Moreover, the symposium questions the role of London in the transnational history of modernism and considers London as one of many sites across the world that gave rise to modernity. However, our focus is not limited to London and the event also recognises the key role played by many regional towns and cities in the UK in shaping such histories and hosting important exhibitions. In line with this reasoning, we invite papers that consider not only the relations between Britain and South Asia within the contemporary art world, but also those that examine the role of former colonies for histories of British art, and the role of Britain for the art of South Asia, both pre- and post-independence. The histories of South Asia and Britain have often been separated in museums, galleries, and the academy, and one of the main contentions of this conference is to think about these histories together through exhibitions.

This symposium invites contributions that are anchored around exhibitions of art that took place between 1900 and the present day, as well as proposal that frame a broader enquiry centred on exhibitions of art of South Asia in Britain. Possible themes for exploration could include, but are not limited to:

‘Big’ and ‘small’ exhibitions: the conference seeks proposals that examine both large-scale, state-sponsored events, as well as much smaller and focused art exhibitions.

Festivals and festivalisation: how have efforts – diplomatic, industrial, promotional – to export culture shaped the reception of broader art and culture?

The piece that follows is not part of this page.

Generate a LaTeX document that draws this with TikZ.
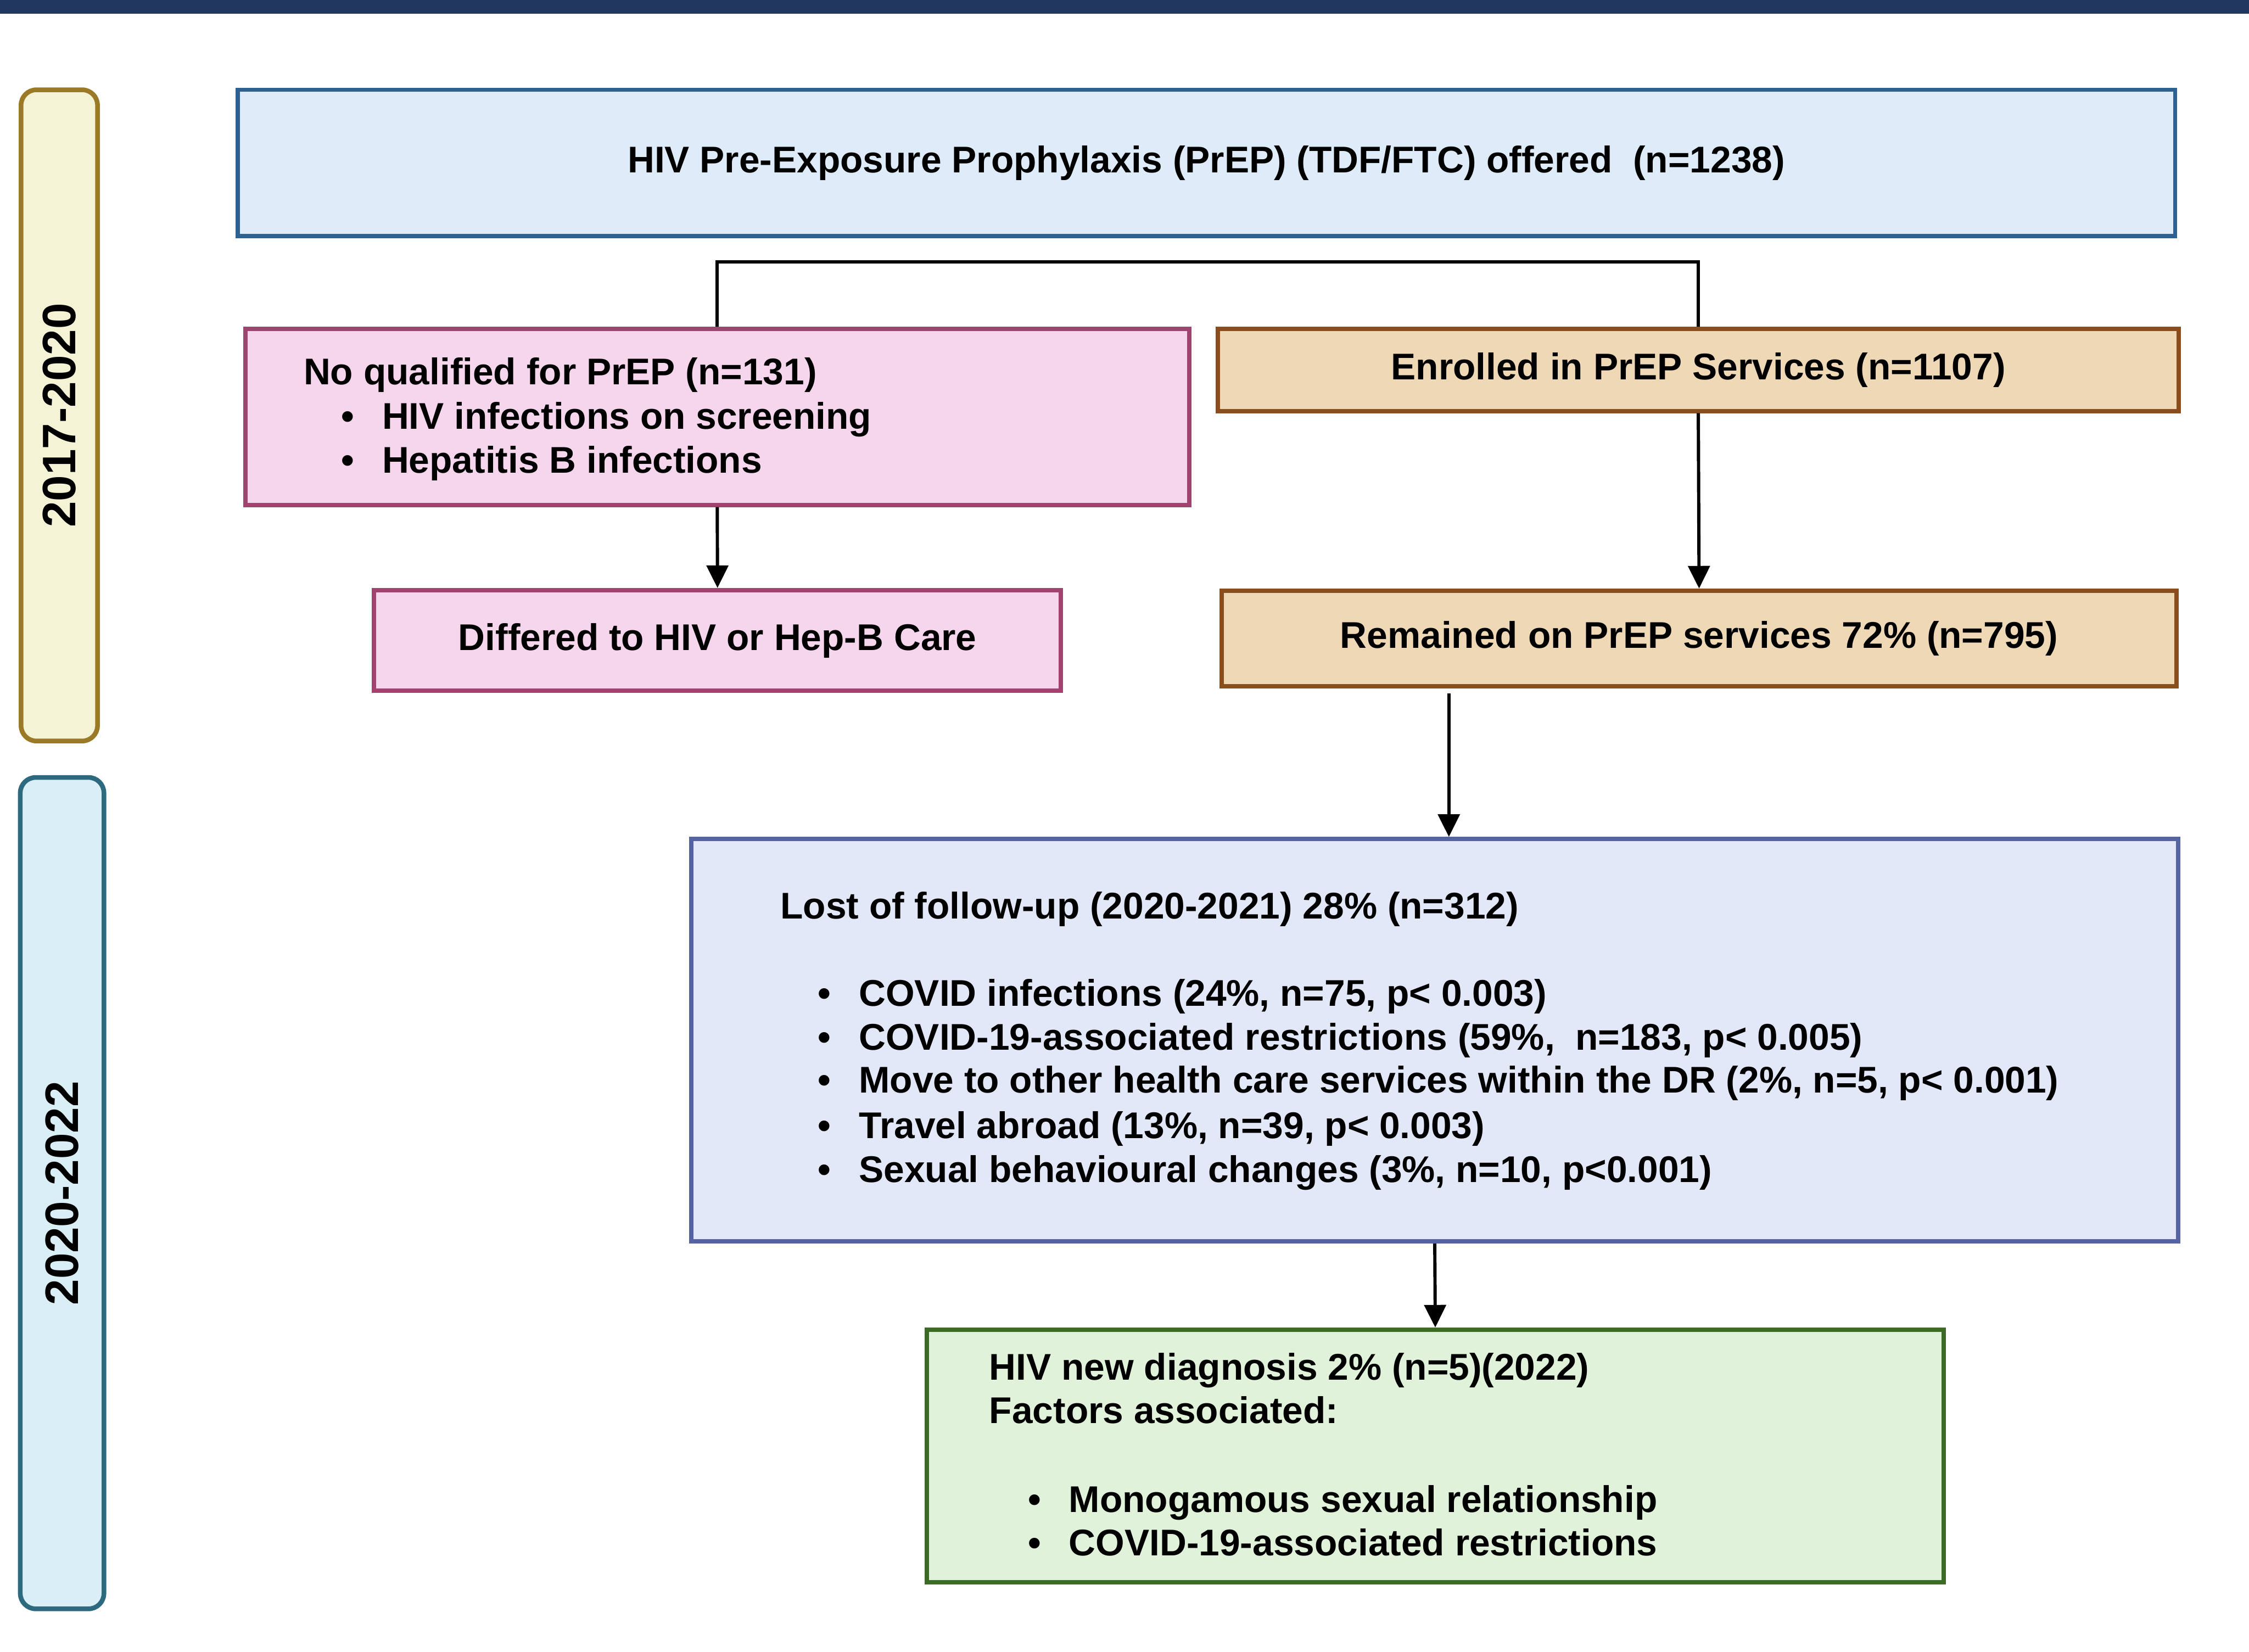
\documentclass[tikz,border=0pt]{standalone}
\usepackage{fontspec}
\setmainfont{Liberation Sans}
\usepackage{tikz}
\usetikzlibrary{arrows.meta,positioning,calc}

\definecolor{topbar}{HTML}{21375F}
\definecolor{offerfill}{HTML}{DEEBF8}
\definecolor{offerline}{HTML}{2F6190}
\definecolor{noqfill}{HTML}{F6D6EC}
\definecolor{noqline}{HTML}{A2426F}
\definecolor{prepfill}{HTML}{EED8B6}
\definecolor{prepline}{HTML}{8A4E1E}
\definecolor{lostfill}{HTML}{E3E8F8}
\definecolor{lostline}{HTML}{5563A2}
\definecolor{hivfill}{HTML}{E0F2D9}
\definecolor{hivline}{HTML}{3B6B25}
\definecolor{erafill}{HTML}{F4F3D6}
\definecolor{eraline}{HTML}{9B7A27}
\definecolor{covfill}{HTML}{D9EEF5}
\definecolor{covline}{HTML}{2E6A7F}

\newcommand{\bul}{\makebox[0.8cm][l]{\textbullet}}

\begin{document}
\begin{tikzpicture}[>={Triangle[length=4.4mm,width=4.2mm]},
	box/.style={draw, line width=2.4pt, inner sep=0pt, align=center, font=\fontsize{20.6}{24.5}\selectfont\bfseries},
	txt/.style={anchor=base west, inner sep=0pt, font=\fontsize{20.6}{24.5}\selectfont\bfseries},
	era/.style={draw, line width=2.6pt, rounded corners=3mm, rotate=90, inner sep=0pt, font=\fontsize{26}{30}\selectfont\bfseries},
	link/.style={line width=1.8pt}]
		\useasboundingbox (0,0) rectangle (43.82,32.19);
		\fill [topbar] (0,31.92) rectangle (43.82,32.19);

		\node (era1) at (1.155,24.095) [era, draw=eraline, fill=erafill, minimum width=12.69cm, minimum height=1.49cm] {2017-2020};
		\node (era2) at (1.21,8.94) [era, draw=covline, fill=covfill, minimum width=16.2cm, minimum height=1.63cm] {2020-2022};

		\node (offer) at (23.505,29.015) [box, draw=offerline, fill=offerfill, minimum width=37.75cm, minimum height=2.85cm] {HIV Pre-Exposure Prophylaxis (PrEP) (TDF/FTC) offered~ (n=1238)};
		\node (noq) at (13.975,24.065) [box, draw=noqline, fill=noqfill, minimum width=18.39cm, minimum height=3.43cm] {};
		\node (enrol) at (33.09,24.98) [box, draw=prepline, fill=prepfill, minimum width=18.72cm, minimum height=1.6cm] {Enrolled in PrEP Services (n=1107)};
		\node (differ) at (13.98,19.71) [box, draw=noqline, fill=noqfill, minimum width=13.38cm, minimum height=1.96cm] {Differed to HIV or Hep-B Care};
		\node (remain) at (33.105,19.75) [box, draw=prepline, fill=prepfill, minimum width=18.61cm, minimum height=1.86cm] {Remained on PrEP services 72\% (n=795)};
		\node (lost) at (27.955,11.92) [box, draw=lostline, fill=lostfill, minimum width=28.97cm, minimum height=7.84cm] {};
		\node (hivnew) at (27.965,3.82) [box, draw=hivline, fill=hivfill, minimum width=19.81cm, minimum height=4.92cm] {};

		\node (noqT) at (5.91,24.70) [txt] {No qualified for PrEP (n=131)};
		\node (noqA) at (6.64,23.83) [txt] {\bul HIV infections on screening};
		\node (noqB) at (6.64,22.97) [txt] {\bul Hepatitis B infections};

		\node (lostT) at (15.20,14.29) [txt] {Lost of follow-up (2020-2021) 28\% (n=312)};
		\node (lostA) at (15.93,12.59) [txt] {\bul COVID infections (24\%, n=75, p< 0.003)};
		\node (lostB) at (15.93,11.73) [txt] {\bul COVID-19-associated restrictions (59\%,~ n=183, p< 0.005)};
		\node (lostC) at (15.93,10.89) [txt] {\bul Move to other health care services within the DR (2\%, n=5, p< 0.001)};
		\node (lostD) at (15.93,10.01) [txt] {\bul Travel abroad (13\%, n=39, p< 0.003)};
		\node (lostE) at (15.93,9.15) [txt] {\bul Sexual behavioural changes (3\%, n=10, p<0.001)};

		\node (hivT) at (19.27,5.30) [txt] {HIV new diagnosis 2\% (n=5)(2022)};
		\node (hivF) at (19.27,4.45) [txt] {Factors associated:};
		\node (hivA) at (20.02,2.72) [txt] {\bul Monogamous sexual relationship};
		\node (hivB) at (20.02,1.88) [txt] {\bul COVID-19-associated restrictions};

		\coordinate (split) at (23.5,27.09);
		\coordinate (gap) at (28.23,18.68);
		\draw [link] (noq.north) |- (split) -| (enrol.north);
		\draw [link, ->] (noq.south) -- (differ.north);
		\draw [link, ->] (enrol.south) -- (remain.north);
		\draw [link, ->] (gap) -- (gap |- lost.north);
		\draw [link, ->] (lost.south) -- (hivnew.north);
	\end{tikzpicture}
\end{document}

The afterlives of exhibitions: how have exhibitions had an impact on the shaping of art collections or become key markers of curatorial practices and exhibition display?

Mapping collaboration: the role of individual, or groups of, artists and curators in shaping these exhibition histories. How can exhibitions enable us to map the cultural networks connecting Britain and South Asia?

Constructing the nation: exhibitions as nation-making projects of cartographic and narrative intent; dealing with 1947 and 1971

Paying the piper: shifting norms of patronage through philanthropy, public policy and the market including the role of private galleries and institutions such as the Department of Science and Art, Commonwealth Institute and the British Council

Crafting tradition: what roles have ‘tradition’ and ‘craft’ played in framing exhibitions pertaining to South Asia?

The symposium is equally interested in issues of theory and practice, such as comparative trajectories of curatorial and institutional practice; the specificities of site in terms of geography and type; exhibitions as collection building vehicles; language, translation, and circulation of texts; constructions of nation; South Asia in international discourses; comparative studies from regions outside South Asia and Britain; audience-building and issues of reception; the role of the market as site and agent; sites of knowledge production; case studies critically reviewing the influence of key exhibitions, institutions and agents.

To submit:
Please submit by 27 November 2015 to [email protected] listing ‘Showing, Telling, Seeing’ as the subject line:
1. A 200-word abstract written in English
2. Short curriculum vitae with complete e-mail, phone, and mailing address

Incomplete or late submissions will not be considered. Final papers will be delivered in English. There will be some travel and accommodation funding for speakers.

Final entries will be reviewed by the symposium convenors:
Sonal Khullar, Associate Professor, History of Art, University of Washington
Hammad Nasar, Head of Research & Programmes, Asia Art Archive
Devika Singh, Affiliated Scholar, University of Cambridge
Sarah Victoria Turner, Deputy Director for Research, Paul Mellon Centre

This is the first event of London, Asia, a collaborative project organised by the Paul Mellon Centre and Asia Art Archive. This project posits London as a key, yet under-explored, site in the construction of art historical narratives in Asia, and examines its influence through the vehicles of exhibitions, patronage, art writing and art education. London, Asia will also reflect on the ways in which the growing field of modern and contemporary art history in Asia intersects with, and challenges, existing histories of British art. We are not proposing a comparative framework, but rather encouraging new perspectives on the entanglements, historic and contemporary, between London and Asia. As well as looking at examples of particular exhibitions, events, institutions, and individuals, this project will ask broader methodological questions about the ways in which the art histories of Britain and Asia have been, and are being, written, circulated, and negotiated.

Asia Art Archive is an independent non-profit organisation initiated in 2000 in response to the urgent need to document and make accessible the multiple recent histories of art in the region. With an international Board of Directors, an Advisory Board made up of noted scholars and curators, and an in-house research team, AAA has collated one of the most valuable collections of material on contemporary art in the region – open to the public free of charge and increasingly accessible from its website. More than a static repository waiting to be discovered, AAA instigates critical thinking and dialogue for a wide range of audiences via public, research, residential and educational programmes.